The Crete exploration agreement illustrates how quickly dormant tensions can resurface. Yet the recent high-level meetings demonstrate that both sides are actively working to manage disagreements without allowing them to spiral into broader crises.
In the historical arc of Turkish-Greek relations — often marked by abrupt escalations — the ability to protest firmly while sustaining dialogue represents a measured shift.
Whether this balancing act can withstand renewed energy competition in the Eastern Mediterranean will depend on how both capitals navigate the interplay between legal claims, domestic politics and regional geopolitics.
PA Turkey commentary
Türkiye has strongly opposed Greece’s newly signed offshore exploration agreements with a Chevron-led consortium south of Crete, accusing Athens of unilateral actions that violate international law and undermine good neighborly relations.

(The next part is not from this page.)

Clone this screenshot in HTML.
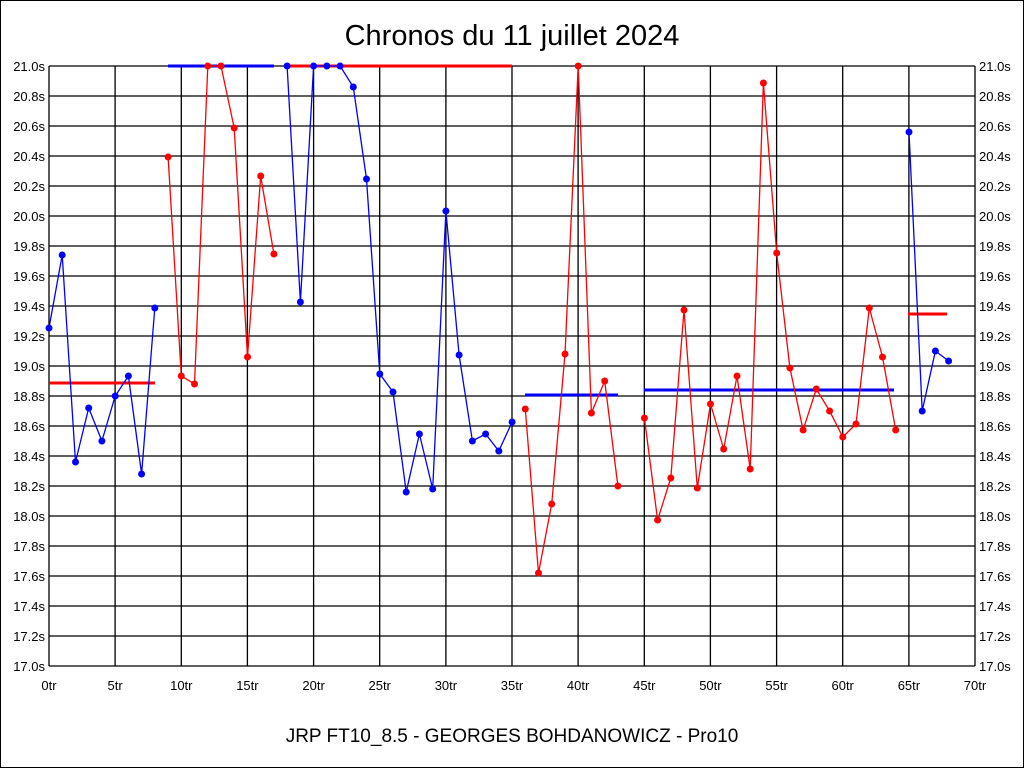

The dispute, rooted in longstanding maritime boundary disagreements and overlapping claims in the Eastern Mediterranean, revives familiar tensions between the two NATO allies.
At the same time, high-level diplomatic engagement between President Recep Tayyip Erdoğan and Greek Prime Minister Kyriakos Mitsotakis signals a parallel effort to compartmentalize disputes and expand economic cooperation. While maritime and Cyprus-related disagreements remain unresolved, both governments appear determined to prevent energy exploration tensions from derailing broader economic and diplomatic normalization.